▶ [Record list]
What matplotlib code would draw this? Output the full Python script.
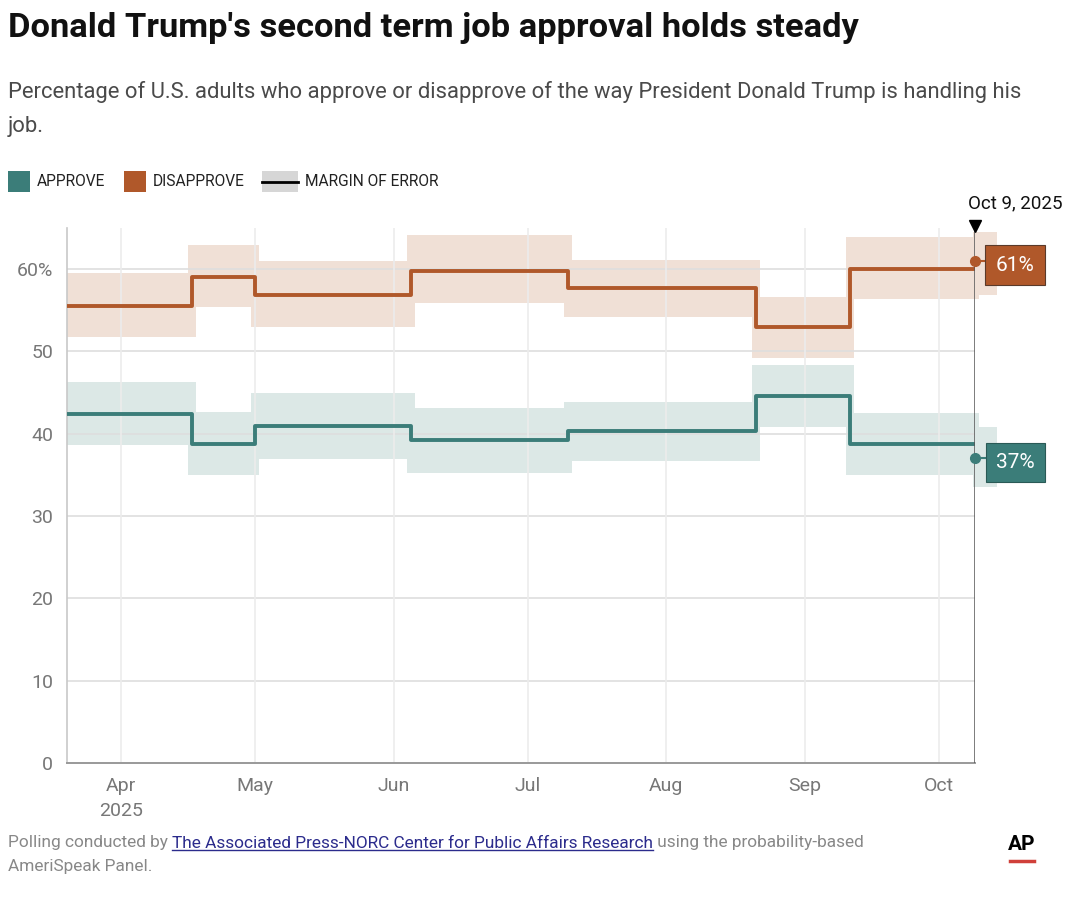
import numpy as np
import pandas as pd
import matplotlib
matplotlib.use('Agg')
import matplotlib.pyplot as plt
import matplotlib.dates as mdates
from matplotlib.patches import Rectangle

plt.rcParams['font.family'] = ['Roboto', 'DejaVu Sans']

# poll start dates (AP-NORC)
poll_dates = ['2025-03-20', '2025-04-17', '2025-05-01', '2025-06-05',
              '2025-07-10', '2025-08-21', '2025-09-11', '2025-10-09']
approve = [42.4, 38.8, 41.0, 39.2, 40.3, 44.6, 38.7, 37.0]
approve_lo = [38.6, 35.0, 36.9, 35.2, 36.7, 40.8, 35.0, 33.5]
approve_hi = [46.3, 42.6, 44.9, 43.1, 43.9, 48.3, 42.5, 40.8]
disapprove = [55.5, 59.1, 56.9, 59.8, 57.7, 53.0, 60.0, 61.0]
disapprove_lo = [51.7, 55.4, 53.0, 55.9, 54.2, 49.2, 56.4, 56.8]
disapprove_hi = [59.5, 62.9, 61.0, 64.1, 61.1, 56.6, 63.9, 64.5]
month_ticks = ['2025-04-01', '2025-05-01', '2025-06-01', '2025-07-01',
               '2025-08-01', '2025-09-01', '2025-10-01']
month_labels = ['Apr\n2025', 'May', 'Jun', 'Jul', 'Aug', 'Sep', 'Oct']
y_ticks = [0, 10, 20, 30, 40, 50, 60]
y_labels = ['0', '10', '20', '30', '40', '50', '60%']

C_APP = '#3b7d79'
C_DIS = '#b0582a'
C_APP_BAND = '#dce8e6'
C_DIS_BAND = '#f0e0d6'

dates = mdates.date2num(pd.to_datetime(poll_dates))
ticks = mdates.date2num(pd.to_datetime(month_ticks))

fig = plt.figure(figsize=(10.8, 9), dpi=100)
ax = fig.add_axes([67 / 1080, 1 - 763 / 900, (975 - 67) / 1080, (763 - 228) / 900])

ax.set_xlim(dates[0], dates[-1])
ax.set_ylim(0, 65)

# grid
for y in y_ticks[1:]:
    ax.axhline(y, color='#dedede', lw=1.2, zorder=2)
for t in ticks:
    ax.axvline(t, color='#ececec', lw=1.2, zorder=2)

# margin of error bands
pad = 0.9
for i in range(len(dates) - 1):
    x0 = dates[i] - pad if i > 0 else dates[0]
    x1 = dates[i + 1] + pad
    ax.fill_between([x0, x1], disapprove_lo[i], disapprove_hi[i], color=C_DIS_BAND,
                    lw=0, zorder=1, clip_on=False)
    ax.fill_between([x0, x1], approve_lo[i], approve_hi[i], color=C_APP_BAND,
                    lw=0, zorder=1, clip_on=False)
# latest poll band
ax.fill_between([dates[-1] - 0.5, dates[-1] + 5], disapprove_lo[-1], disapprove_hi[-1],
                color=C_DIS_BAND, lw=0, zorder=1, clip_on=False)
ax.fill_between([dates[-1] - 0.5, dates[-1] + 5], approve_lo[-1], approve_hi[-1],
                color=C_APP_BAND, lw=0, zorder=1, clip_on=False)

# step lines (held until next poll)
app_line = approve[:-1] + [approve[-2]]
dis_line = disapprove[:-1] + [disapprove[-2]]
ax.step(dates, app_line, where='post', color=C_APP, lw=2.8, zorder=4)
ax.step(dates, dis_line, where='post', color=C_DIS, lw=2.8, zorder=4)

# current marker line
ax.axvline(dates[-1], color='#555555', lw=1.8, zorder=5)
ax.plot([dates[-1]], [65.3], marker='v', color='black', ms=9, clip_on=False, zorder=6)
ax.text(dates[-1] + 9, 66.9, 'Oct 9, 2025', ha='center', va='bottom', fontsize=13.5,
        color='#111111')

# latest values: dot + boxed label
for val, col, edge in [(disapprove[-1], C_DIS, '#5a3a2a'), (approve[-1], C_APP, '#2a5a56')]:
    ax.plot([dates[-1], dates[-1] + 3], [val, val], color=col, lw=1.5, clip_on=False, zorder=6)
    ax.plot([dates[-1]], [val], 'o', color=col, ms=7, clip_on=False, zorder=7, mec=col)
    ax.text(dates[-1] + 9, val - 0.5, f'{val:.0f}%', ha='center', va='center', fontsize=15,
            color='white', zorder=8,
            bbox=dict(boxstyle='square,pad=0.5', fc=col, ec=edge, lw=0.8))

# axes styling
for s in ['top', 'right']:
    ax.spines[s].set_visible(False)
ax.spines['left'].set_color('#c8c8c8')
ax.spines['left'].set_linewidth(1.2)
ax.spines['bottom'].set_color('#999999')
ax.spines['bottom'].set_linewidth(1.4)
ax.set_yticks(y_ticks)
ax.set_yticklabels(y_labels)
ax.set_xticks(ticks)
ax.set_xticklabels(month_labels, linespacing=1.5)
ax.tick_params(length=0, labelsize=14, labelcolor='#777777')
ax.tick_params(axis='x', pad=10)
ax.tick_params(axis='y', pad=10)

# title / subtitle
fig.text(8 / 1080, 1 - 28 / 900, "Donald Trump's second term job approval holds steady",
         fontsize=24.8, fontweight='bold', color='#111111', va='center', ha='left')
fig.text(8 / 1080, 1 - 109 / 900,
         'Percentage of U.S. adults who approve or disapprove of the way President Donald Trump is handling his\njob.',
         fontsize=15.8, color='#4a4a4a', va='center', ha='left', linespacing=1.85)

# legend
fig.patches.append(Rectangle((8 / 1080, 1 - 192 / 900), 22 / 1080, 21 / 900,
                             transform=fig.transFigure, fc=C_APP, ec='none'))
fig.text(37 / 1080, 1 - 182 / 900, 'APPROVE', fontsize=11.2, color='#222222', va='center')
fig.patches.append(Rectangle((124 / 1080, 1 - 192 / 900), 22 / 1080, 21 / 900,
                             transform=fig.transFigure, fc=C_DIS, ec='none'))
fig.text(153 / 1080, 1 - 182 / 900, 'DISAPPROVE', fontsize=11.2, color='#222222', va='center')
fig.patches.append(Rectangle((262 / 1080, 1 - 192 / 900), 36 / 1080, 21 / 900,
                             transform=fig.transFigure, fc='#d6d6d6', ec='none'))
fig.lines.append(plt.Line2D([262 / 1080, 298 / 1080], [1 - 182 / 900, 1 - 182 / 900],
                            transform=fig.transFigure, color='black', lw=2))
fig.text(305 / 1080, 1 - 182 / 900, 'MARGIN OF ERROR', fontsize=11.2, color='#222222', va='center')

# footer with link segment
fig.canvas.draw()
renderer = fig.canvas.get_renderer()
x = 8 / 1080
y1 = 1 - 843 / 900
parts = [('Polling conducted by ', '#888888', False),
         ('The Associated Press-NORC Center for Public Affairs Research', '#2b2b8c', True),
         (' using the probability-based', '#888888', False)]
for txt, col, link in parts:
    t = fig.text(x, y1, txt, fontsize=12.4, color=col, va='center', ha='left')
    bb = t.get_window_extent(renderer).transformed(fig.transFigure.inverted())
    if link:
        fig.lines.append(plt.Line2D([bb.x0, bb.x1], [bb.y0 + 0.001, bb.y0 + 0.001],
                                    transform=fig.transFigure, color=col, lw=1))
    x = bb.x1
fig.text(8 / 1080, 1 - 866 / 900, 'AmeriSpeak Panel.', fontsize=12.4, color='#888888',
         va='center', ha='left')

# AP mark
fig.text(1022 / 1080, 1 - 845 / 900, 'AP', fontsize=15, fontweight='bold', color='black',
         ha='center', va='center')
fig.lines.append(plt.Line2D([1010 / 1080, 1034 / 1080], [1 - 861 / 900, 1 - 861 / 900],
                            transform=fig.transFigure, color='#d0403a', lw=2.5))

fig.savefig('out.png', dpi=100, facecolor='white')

---

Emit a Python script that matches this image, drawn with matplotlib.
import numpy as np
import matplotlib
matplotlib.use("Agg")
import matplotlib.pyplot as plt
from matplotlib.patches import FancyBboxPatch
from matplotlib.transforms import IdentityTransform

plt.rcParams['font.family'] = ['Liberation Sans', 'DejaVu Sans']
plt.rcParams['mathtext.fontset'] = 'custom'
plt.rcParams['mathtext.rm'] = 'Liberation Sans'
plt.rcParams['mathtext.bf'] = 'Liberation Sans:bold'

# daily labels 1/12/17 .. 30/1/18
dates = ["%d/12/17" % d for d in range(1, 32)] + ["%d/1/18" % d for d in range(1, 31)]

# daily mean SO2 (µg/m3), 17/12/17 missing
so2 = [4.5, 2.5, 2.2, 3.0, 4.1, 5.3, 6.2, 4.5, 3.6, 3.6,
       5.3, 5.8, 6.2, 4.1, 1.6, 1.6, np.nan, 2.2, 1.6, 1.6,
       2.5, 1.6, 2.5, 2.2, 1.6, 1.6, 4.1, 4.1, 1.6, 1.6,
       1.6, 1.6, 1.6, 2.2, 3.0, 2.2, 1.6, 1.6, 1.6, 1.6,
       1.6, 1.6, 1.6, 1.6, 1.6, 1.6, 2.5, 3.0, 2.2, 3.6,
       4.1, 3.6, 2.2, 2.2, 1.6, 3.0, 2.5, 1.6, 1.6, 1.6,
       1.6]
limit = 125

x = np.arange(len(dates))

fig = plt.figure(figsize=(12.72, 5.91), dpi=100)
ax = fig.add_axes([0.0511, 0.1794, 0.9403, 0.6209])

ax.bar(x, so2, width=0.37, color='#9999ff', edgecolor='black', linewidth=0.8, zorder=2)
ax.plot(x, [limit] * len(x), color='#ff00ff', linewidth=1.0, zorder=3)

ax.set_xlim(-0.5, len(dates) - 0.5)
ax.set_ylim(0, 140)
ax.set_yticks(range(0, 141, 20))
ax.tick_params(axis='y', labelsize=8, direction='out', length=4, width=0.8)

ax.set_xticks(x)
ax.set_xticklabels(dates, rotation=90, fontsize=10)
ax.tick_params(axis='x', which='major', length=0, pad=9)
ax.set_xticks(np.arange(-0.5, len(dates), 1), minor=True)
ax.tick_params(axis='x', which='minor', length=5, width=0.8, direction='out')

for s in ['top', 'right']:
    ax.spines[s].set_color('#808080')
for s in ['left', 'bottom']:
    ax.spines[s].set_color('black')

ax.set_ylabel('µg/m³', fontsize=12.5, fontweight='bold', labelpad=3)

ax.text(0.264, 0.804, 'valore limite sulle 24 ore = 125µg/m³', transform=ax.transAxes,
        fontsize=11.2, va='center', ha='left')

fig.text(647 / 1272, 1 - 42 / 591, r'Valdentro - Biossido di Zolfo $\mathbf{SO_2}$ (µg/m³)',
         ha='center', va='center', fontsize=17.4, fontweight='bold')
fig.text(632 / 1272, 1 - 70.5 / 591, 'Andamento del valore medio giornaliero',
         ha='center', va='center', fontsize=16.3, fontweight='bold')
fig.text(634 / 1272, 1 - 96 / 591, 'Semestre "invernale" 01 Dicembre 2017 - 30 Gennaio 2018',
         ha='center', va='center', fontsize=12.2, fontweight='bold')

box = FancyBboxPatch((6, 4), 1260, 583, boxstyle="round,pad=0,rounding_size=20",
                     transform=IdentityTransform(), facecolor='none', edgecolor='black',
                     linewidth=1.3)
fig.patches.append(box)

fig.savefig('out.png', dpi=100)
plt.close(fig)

▶ [Instructions to follow] Only the lines from the line with "Emit a Python" to the line with "from matplotlib.transforms import", inclusive, are to be printed, exactly as they appear.

▶ [Result of this task]
Emit a Python script that matches this image, drawn with matplotlib.
import numpy as np
import matplotlib
matplotlib.use("Agg")
import matplotlib.pyplot as plt
from matplotlib.patches import FancyBboxPatch
from matplotlib.transforms import IdentityTransform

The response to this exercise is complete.